3. È chiaro a tutti che non esiste abuso o molestia sessuale che non sia frutto e conseguenza di un abuso primario: quello di potere, quello della coscienza. Questa è una verità valida per tutti, non certamente solo per la chiesa. Ma è anche una verità che stride ancor di più nella chiesa se si pensa a ciò che il Maestro di Nazareth afferma nel Vangelo di Matteo al capitolo 23, dopo aver duramente richiamato l’ipocrisia e la doppiezza farisaica: “Ma voi non fatevi chiamare “rabbì”, perché uno solo è il vostro maestro e voi siete tutti fratelli. E non chiamate nessuno “padre” sulla terra, perché uno solo è il Padre vostro, quello del cielo. E non fatevi chiamare “maestri”, perché uno solo è il vostro Maestro, il Cristo”. L’esperienza gesuana è infatti senza dubbio un’esperienza di critica al potere che schiaccia l’uomo, potere religioso o politico che sia. L’esperienza di un amore che si oppone ad ogni potere limitante la vita, perfino a quello della morte. Il tratto distintivo di questa sua convinzione e predicazione è senz’altro uno dei motivi predominanti alla base della condanna al patibolo infame a cui il “potere” ha destinato Gesù. Il potere, il dominio, il sentirsi “sacri” o “superiori” a qualcun altro è ciò contro cui Gesù di Nazareth si è scagliato con le parole e con la vita, fino a rappresentarlo plasticamente nel sacramento giovanneo della lavanda dei piedi. Come mai oggi, in un clima culturale che lo consentirebbe e che potrebbe essere molto favorevole ad un passaggio da una religiosità fatta di prescrizioni divine e gerarchie sacre, la comunità cristiana non è capace di compiere un passaggio, di fare un salto in avanti (che in un certo senso potrebbe essere un ritorno alle fonti) diventando un luogo “spirituale” dove le strutture contano meno dell’esperienza di crescita sana nella fede, nella speranza, nell’amore?
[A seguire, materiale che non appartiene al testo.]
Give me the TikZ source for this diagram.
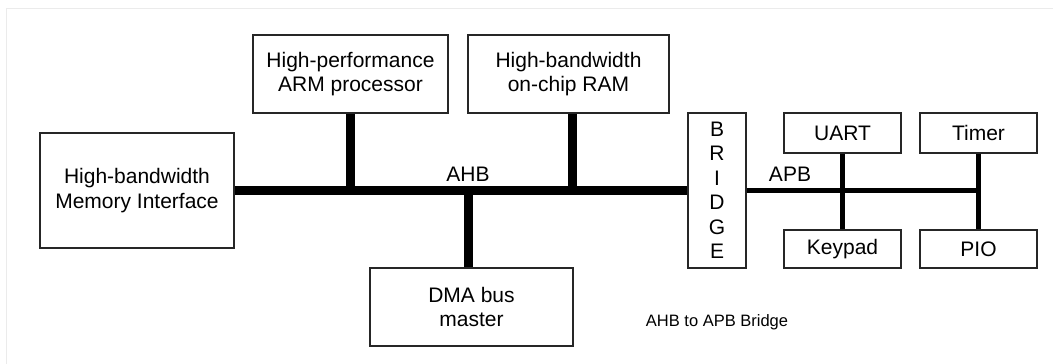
\documentclass[tikz,border=0pt]{standalone}
\usepackage{fontspec}
\setmainfont{Liberation Sans}
\begin{document}
\begin{tikzpicture}[x=1pt,y=-1pt,
  blk/.style={draw=black!85, line width=1.1pt, inner sep=0pt, align=center,
    font=\fontsize{21}{24.5}\selectfont},
  ahbbus/.style={line width=9pt, black},
  apbbus/.style={line width=5.5pt, black},
  buslabel/.style={font=\fontsize{21}{24.5}\selectfont, inner sep=0pt},
  frameline/.style={draw=black!8, line width=1pt}]
\useasboundingbox (0,0) rectangle (1053,364);
\fill[white] (0,0) rectangle (1053,364);
\draw[frameline] (6,364) -- (6,8) -- (1053,8);

% AHB side
\node[blk, minimum width=194pt, minimum height=115pt] (mem) at (137,190.5)
  {High-bandwidth\\Memory Interface};
\node[blk, minimum width=195pt, minimum height=78pt] (arm) at (350.5,74)
  {High-performance\\ARM processor};
\node[blk, minimum width=201pt, minimum height=78pt] (ram) at (568.5,74)
  {High-bandwidth\\on-chip RAM};
\node[blk, minimum width=203pt, minimum height=78pt] (dma) at (471.5,307)
  {DMA bus\\master};
\node[blk, minimum width=58pt, minimum height=155pt] (bridge) at (717,190.5)
  {B\\R\\I\\D\\G\\E};

% APB side
\node[blk, minimum width=117pt, minimum height=40pt] (uart) at (842.5,133) {UART};
\node[blk, minimum width=117pt, minimum height=40pt] (timer) at (978.5,133) {Timer};
\node[blk, minimum width=117pt, minimum height=38pt] (keypad) at (842.5,249) {Keypad};
\node[blk, minimum width=117pt, minimum height=38pt] (pio) at (978.5,249) {PIO};

% AHB bus and its taps
\draw[ahbbus] (mem.east) -- (bridge.west);
\draw[ahbbus] (arm.south) -- (arm.south |- mem.east);
\draw[ahbbus] ([xshift=3.5pt]ram.south) -- ([xshift=3.5pt]ram.south |- mem.east);
\draw[ahbbus] ([xshift=-3.5pt]dma.north) -- ([xshift=-3.5pt]dma.north |- mem.east);

% APB bus and its taps
\draw[apbbus] (bridge.east) -- ([xshift=2.75pt]timer.south |- bridge.east);
\draw[apbbus] (uart.south) -- (keypad.north);
\draw[apbbus] (timer.south) -- (pio.north);

% labels
\node[buslabel] (ahb) at (468,174) {AHB};
\node[buslabel] (apb) at (790,174) {APB};
\node[inner sep=0pt, font=\fontsize{16.5}{19}\selectfont] (cap) at (717,322)
  {AHB to APB Bridge};
\end{tikzpicture}
\end{document}
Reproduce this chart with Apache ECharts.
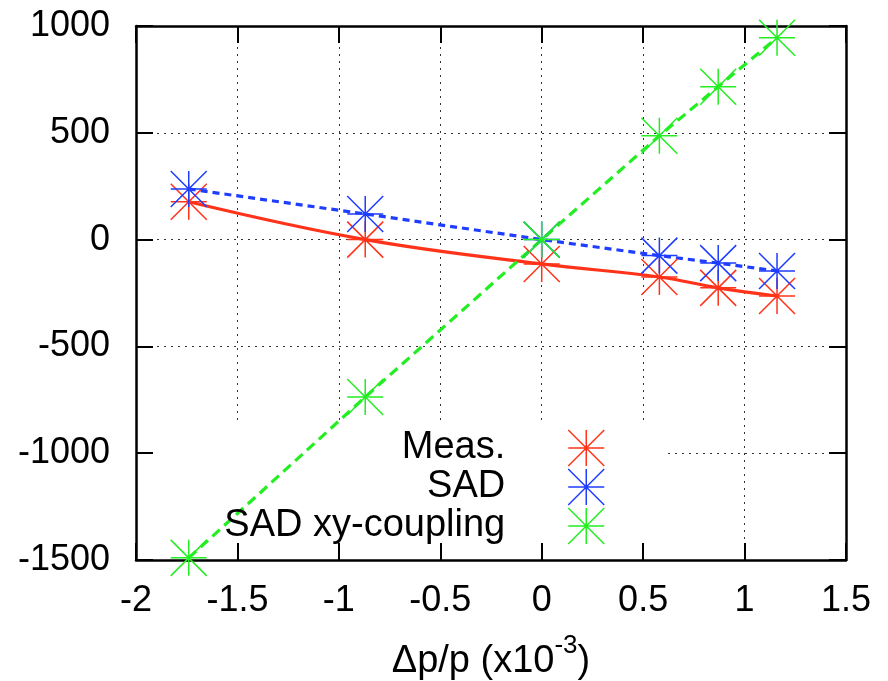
<!DOCTYPE html>
<html>
<head>
<meta charset="utf-8">
<script src="https://cdn.jsdelivr.net/npm/echarts@6/dist/echarts.min.js"></script>
<style>
html,body{margin:0;padding:0;background:#fff;}
#chart{width:888px;height:681px;}
</style>
</head>
<body>
<div id="chart"></div>
<script>
// ---- data ----
var xVals = [-1.74, -0.87, 0, 0.58, 0.87, 1.16];
var measVals = [177, 0, -114, -175, -226, -264];
var sadVals = [237, 120, 0, -75, -110, -147];
var sadXYVals = [-1490, -737, 0, 486, 716, 945];
var seriesNames = ['Meas.', 'SAD', 'SAD xy-coupling'];
var xTicks = { min: -2, max: 1.5, interval: 0.5 };
var yTicks = { min: -1500, max: 1000, interval: 500 };

// ---- style ----
var RED = '#ff3319', BLUE = '#1f3dff', GREEN = '#22ee22';
var FONT = 'Liberation Sans';
var FS = 36;
var FSL = 38;
var STAR = 'path://M0,50L100,50M50,0L50,100M0,0L100,100M100,0L0,100';

function pairs(xs, ys) { return xs.map(function (x, i) { return [x, ys[i]]; }); }

var chart = echarts.init(document.getElementById('chart'), null, { renderer: 'canvas' });

function scatter(name, ys, color) {
  return {
    type: 'scatter', name: name, data: pairs(xVals, ys),
    symbol: STAR, symbolSize: 36, z: 3,
    itemStyle: { color: 'rgba(0,0,0,0)', borderColor: color, borderWidth: 1.5, opacity: 1 },
    emphasis: { disabled: true }, silent: true
  };
}
function line(ys, color, type, smooth) {
  return {
    type: 'line', data: pairs(xVals, ys), showSymbol: false, symbol: 'none',
    smooth: smooth, z: 2,
    lineStyle: { color: color, width: 3.2, type: type },
    emphasis: { disabled: true }, silent: true
  };
}
function legend(name, color, top) {
  return {
    show: true, selectedMode: false, orient: 'horizontal', align: 'right',
    right: 283, top: top, padding: 0,
    itemWidth: 152, itemHeight: 36, symbolKeepAspect: true,
    textStyle: { fontFamily: FONT, fontSize: FSL, color: '#000' },
    data: [{ name: name, icon: STAR,
      itemStyle: { color: 'rgba(0,0,0,0)', borderColor: color, borderWidth: 1.5 } }]
  };
}

var grid = { left: 136, right: 42, top: 26, bottom: 121, containLabel: false, outerBoundsMode: 'none' };
var splitStyle = { show: true, lineStyle: { color: '#333', width: 1, type: [2, 5] } };
var axisLine = { show: true, onZero: false, lineStyle: { color: '#000', width: 2.5 } };
var tick = { show: true, inside: true, length: 17, lineStyle: { color: '#000', width: 2 } };
var plain = function (v) { return String(v); };

chart.setOption({
  animation: false,
  backgroundColor: '#fff',
  grid: grid,
  legend: [
    legend(seriesNames[0], RED, 429),
    legend(seriesNames[1], BLUE, 468),
    legend(seriesNames[2], GREEN, 507)
  ],
  graphic: [{
    type: 'rect', z: 1, silent: true,
    shape: { x: 155, y: 425, width: 510, height: 117 },
    style: { fill: '#fff' }
  }],
  xAxis: [{
    type: 'value', min: xTicks.min, max: xTicks.max, interval: xTicks.interval,
    position: 'bottom', axisLine: axisLine, axisTick: tick, splitLine: splitStyle,
    axisLabel: { margin: 23, color: '#000', fontFamily: FONT, fontSize: FS,
      showMinLabel: true, showMaxLabel: true, formatter: plain },
    name: '{a|Δp/p (x10}{b|-3}{a|)}', nameLocation: 'middle', nameGap: 73,
    nameTextStyle: {
      rich: {
        a: { fontFamily: FONT, fontSize: FSL, color: '#000', lineHeight: 48, verticalAlign: 'bottom' },
        b: { fontFamily: FONT, fontSize: 26, color: '#000', lineHeight: 20, verticalAlign: 'top' }
      }
    }
  }, {
    type: 'value', min: xTicks.min, max: xTicks.max, interval: xTicks.interval,
    position: 'top', axisLine: axisLine, axisTick: tick, splitLine: { show: false },
    axisLabel: { show: false }
  }],
  yAxis: [{
    type: 'value', min: yTicks.min, max: yTicks.max, interval: yTicks.interval,
    position: 'left', axisLine: axisLine, axisTick: tick, splitLine: splitStyle,
    axisLabel: { margin: 26, color: '#000', fontFamily: FONT, fontSize: FS,
      showMinLabel: true, showMaxLabel: true, formatter: plain }
  }, {
    type: 'value', min: yTicks.min, max: yTicks.max, interval: yTicks.interval,
    position: 'right', axisLine: axisLine, axisTick: tick, splitLine: { show: false },
    axisLabel: { show: false }
  }],
  series: [
    line(measVals, RED, 'solid', 0.4),
    line(sadVals, BLUE, [7, 5], false),
    line(sadXYVals, GREEN, [10, 6], false),
    scatter(seriesNames[0], measVals, RED),
    scatter(seriesNames[1], sadVals, BLUE),
    scatter(seriesNames[2], sadXYVals, GREEN)
  ]
});
</script>
</body>
</html>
Personalmente non so darmi una risposta se non quella per cui il potere non riforma se stesso se non nella misura in cui tale riforma gli consente di mantenere un ulteriore livello di potere possibile. Nel frattempo continueremo a meravigliarci e a stupirci se vescovi, preti e maestri di spirito cadono come tutti. A volte più degli altri. E li continueremo a chiamare “padri” e “maestri” dimenticando che sono solo fratelli, fragili uomini come tutti noi, nulla di più e nulla di meno. Persone che nessun potere sacro (inesistente davanti a Dio ma vero solo per coloro che glielo attribuiscono) metterà al riparo dal fango in cui tutti gli uomini cadono. Il potere. Questo è il re oggi denudato anche nella chiesa. Questo è l’unico, vero, profondo nemico del Vangelo. Solo una chiesa capace di passare dal servizio del potere al potere del servizio (un ossimoro ma unica forma di potere consentito), aiutando gli uomini e le donne del nostro tempo a crescere nella conoscenza di quell’Amore che chiamiamo Dio potrà sopravvivere ai tempi che verranno. E fare del bene a quest’umanità.